The city of Spartanburg has adopted the tagline “Love where you live.” In keeping with that idea, the staff of the 2016 Bohemian, Wofford’s student yearbook, went with the theme: “Love where you learn.” Generations of students have done just that because Wofford College is a special place made up of special people; the two go hand in hand.

In preparation for their 50th reunion during Commencement weekend, the Wofford College Class of 1967 completed questionnaires about their lives since Wofford. They also were given the opportunity to share their fondest memories from their student days. Many described the beautiful campus, time spent with their brothers on fraternity row, playing intramurals or dining and dancing in Spartanburg. The memories of people and place still have the ability to move them, even after 50 years. Several wrote about Dr. John Harrington and how he showed them how to examine the natural world and see it as it was before and how it could be in the future. Now, the Class of 1967 can do the same thing when they’re on campus for Commencement weekend.

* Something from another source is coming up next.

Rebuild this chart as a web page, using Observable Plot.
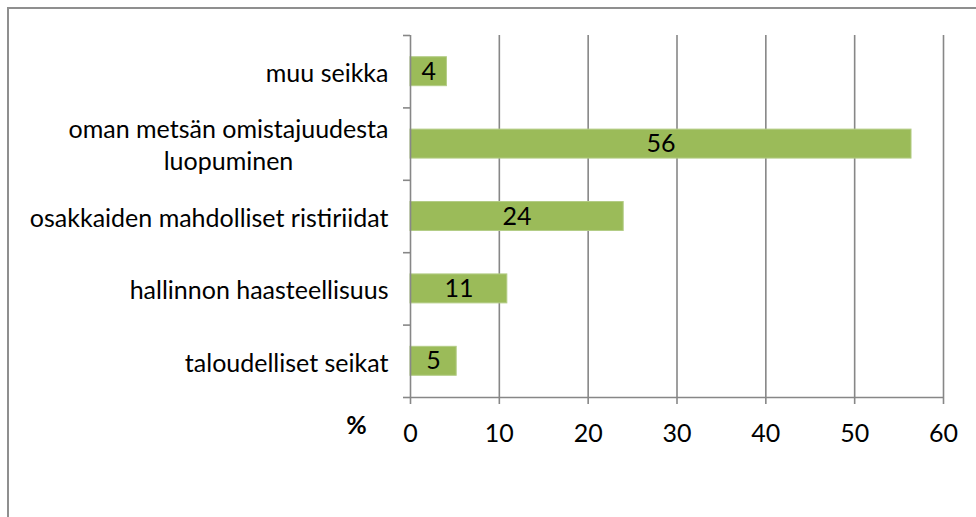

Next time you’re in Spartanburg, stop by for a visit and spend some time reconnecting as well. Note the almost-complete construction projects and new landscaping. Relax and find some serenity in the shade of Main Building and the noble trees that surround it. Stroll down memory lane. See this place as it was, as it is now and how it can be with your support.

 

[1] Zechmeister, Gene. “Thomas Jefferson’s Monticello.” Jefferson’s Plan for an Academical Village | Thomas Jefferson’s Monticello. University of Virginia, 15 June 2011. Web. 20 Apr. 2017.
[2] Physical campus qualities ‘impact retention and graduation’ (2017, February 16). Retrieved May 01, 2017, from https://www.timeshighereducation.com/news/ physical-campus-qualities-impact-retention-and-graduation
[3] Strange, Charles Carney, James H. Banning and Ursula Delworth. Educating by Design: Creating Campus Learning Environments That Work. San Francisco: JosseyBass, 2001. Print.